Fourth, the operational question. SCV imposes a meaningful operational burden on operators in terms of data feeds, response protocols, and customer communication. The major operators have absorbed the burden but the smaller operators have flagged the proportionality of the framework. The Commission’s response has been to phase the rollout to manage the implementation cost, and the ultimate scope of mandatory SCV remains a question that the regulator and the industry are still working through. The wider regulatory architecture – including the financial risk assessment framework that sits alongside SCV – is set out in how the frictionless financial risk assessment works in practice.

Is SCV compulsory for UK bookmakers?
The Single Customer View framework is currently operating as a Gambling Commission pilot rather than a mandatory regulatory requirement. The major UK-licensed bookmakers have participated in the pilot through 2023, 2024 and 2025 on a voluntary basis, with the data flows mediated through an independent third-party processor. The Commission has not yet announced a formal mandatory go-live date for SCV, and the framework continues to expand through the pilot phase. The expectation is that SCV will become a mandatory part of the operator licensing framework in due course, but the current operating model is voluntary participation by the major operators.
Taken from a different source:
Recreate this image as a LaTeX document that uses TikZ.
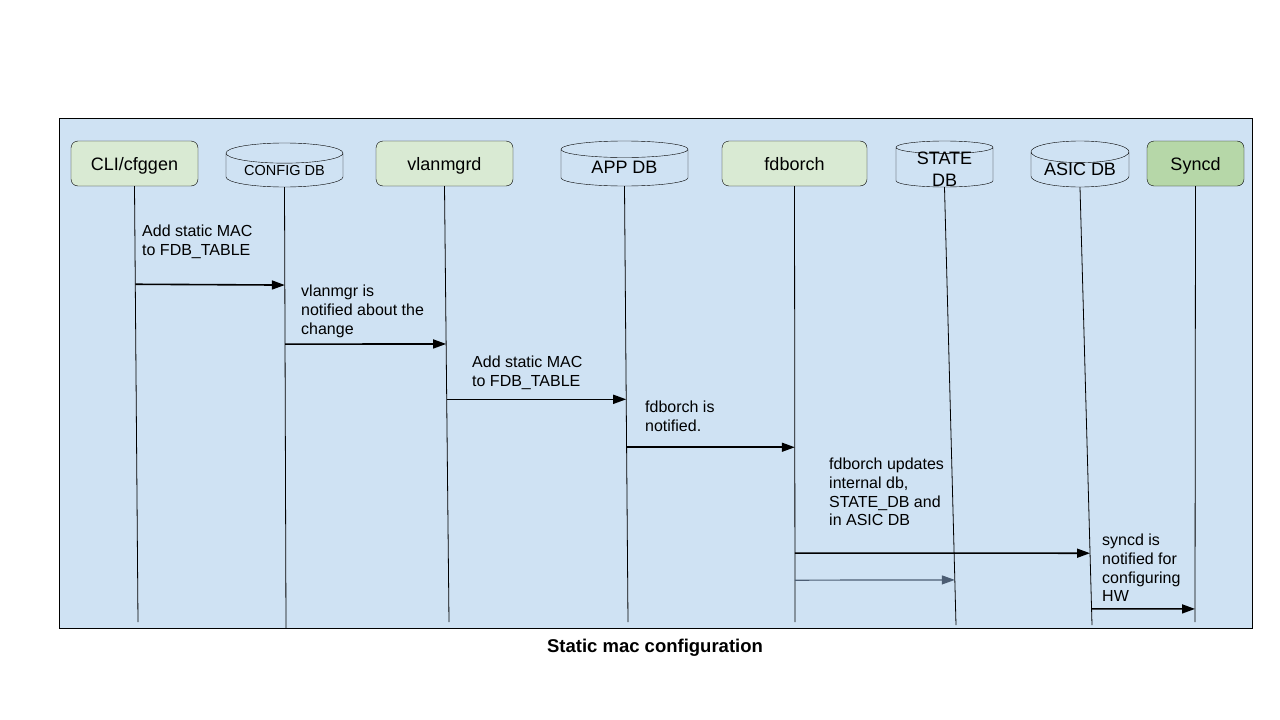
\documentclass[tikz,border=0pt]{standalone}
\usepackage{fontspec}
\setmainfont{Liberation Sans}
\usetikzlibrary{shapes.geometric,arrows.meta,calc}
\definecolor{lblue}{HTML}{CFE2F3}
\definecolor{lgreen}{HTML}{D9EAD3}
\definecolor{mgreen}{HTML}{B6D7A8}
\definecolor{slate}{HTML}{4C5D73}

\begin{document}
\begin{tikzpicture}[x=1pt,y=-1pt,
proc/.style={draw,rounded corners=7pt,fill=lgreen,inner sep=0pt,
  text height=13pt,text depth=0pt,font=\fontsize{18}{22}\selectfont},
db/.style={draw,cylinder,shape border rotate=90,shape aspect=.25,anchor=shape center,
  fill=lblue,inner sep=0pt,font=\fontsize{18}{22}\selectfont},
life/.style={line width=0.8pt},
msg/.style={line width=1.6pt,-{Triangle[length=13pt,width=9pt]}},
note/.style={align=left,anchor=north west,inner sep=0pt,
  font=\fontsize{16}{18.7}\selectfont}]
\path[fill=white] (0,0) rectangle (1280,720);
\draw[fill=lblue,line width=0.8pt] (59,118) rectangle (1252,628);

% header row
\node[proc,minimum width=127pt,minimum height=45pt] (cli) at (134.5,163.5) {CLI/cfggen};
\node[db,minimum width=117pt,minimum height=44pt,font=\fontsize{14.5}{17}\selectfont] (cfg) at (284.5,165) {CONFIG DB};
\node[db,minimum width=127pt,minimum height=45pt] (app) at (624.5,163.5) {APP DB};
\node[proc,minimum width=137pt,minimum height=45pt] (vlan) at (444.5,163.5) {vlanmgrd};
\node[proc,minimum width=145pt,minimum height=45pt] (fdb) at (794.5,163.5) {fdborch};
\node[db,minimum width=97pt,minimum height=46pt,shape aspect=.3] (state) at (944.5,164) {\phantom{ASIC}};
\node[db,minimum width=98pt,minimum height=46pt,shape aspect=.3] (asic) at (1080,164) {ASIC DB};
\node[proc,fill=mgreen,minimum width=97pt,minimum height=45pt] (sync) at (1195.5,163.5) {Syncd};
\node[font=\fontsize{18}{22}\selectfont,align=center,inner sep=0pt] (stateT) at ($(state.shape center)+(0,5)$) {STATE\\DB};

% lifelines
\foreach \n/\x/\y in {cli/138/622,cfg/286/628,vlan/449/622,app/628/622,
  fdb/795/622,state/956/625,asic/1092/625,sync/1195/622}
  \draw[life] (\n.south) -- (\x,\y) coordinate (\n E);

% messages
\draw[msg] ($(cli.south)!.225!(cliE)$) -- ($(cfg.south)!.222!(cfgE)$);
\draw[msg] ($(cfg.south)!.356!(cfgE)$) -- ($(vlan.south)!.362!(vlanE)$);
\draw[msg] ($(vlan.south)!.489!(vlanE)$) -- ($(app.south)!.489!(appE)$);
\draw[msg] ($(app.south)!.599!(appE)$) -- ($(fdb.south)!.599!(fdbE)$);
\draw[msg] ($(fdb.south)!.842!(fdbE)$) -- ($(asic.south)!.836!(asicE)$);
\draw[msg,slate,line width=1.2pt] ($(fdb.south)!.904!(fdbE)$) -- ($(state.south)!.897!(stateE)$);
\draw[msg] ($(asic.south)!.963!(asicE)$) -- ($(sync.south)!.970!(syncE)$);

% notes
\node[note] (n1) at (142,225) {Add static MAC\\to FDB\_TABLE};
\node[note] (n2) at (301,285) {vlanmgr is\\notified about the\\change};
\node[note] (n3) at (472,356) {Add static MAC\\to FDB\_TABLE};
\node[note] (n4) at (645,401) {fdborch is\\notified.};
\node[note] (n5) at (829,458) {fdborch updates\\internal db,\\STATE\_DB and\\in ASIC DB};
\node[note] (n6) at (1102,534) {syncd is\\notified for\\configuring\\HW};

\node[font=\bfseries\fontsize{18.5}{22}\selectfont] (title) at (655,648) {Static mac configuration};
\end{tikzpicture}
\end{document}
Can I opt out of Single Customer View?
There is no formal opt-out mechanism for the Single Customer View framework as currently piloted. The framework operates on the basis of cross-operator data sharing for harm-prevention purposes, and the legal basis for the data sharing is the operator"s licensing obligations under the Gambling Commission framework rather than individual customer consent. Customers who do not wish to participate in any betting account that is subject to SCV are effectively choosing not to use a UK-licensed operator, which is the broader question that the offshore migration debate addresses. The framework"s data-protection design limits the shared data set to harm-prevention-relevant fields and excludes commercial customer data from the shared scope.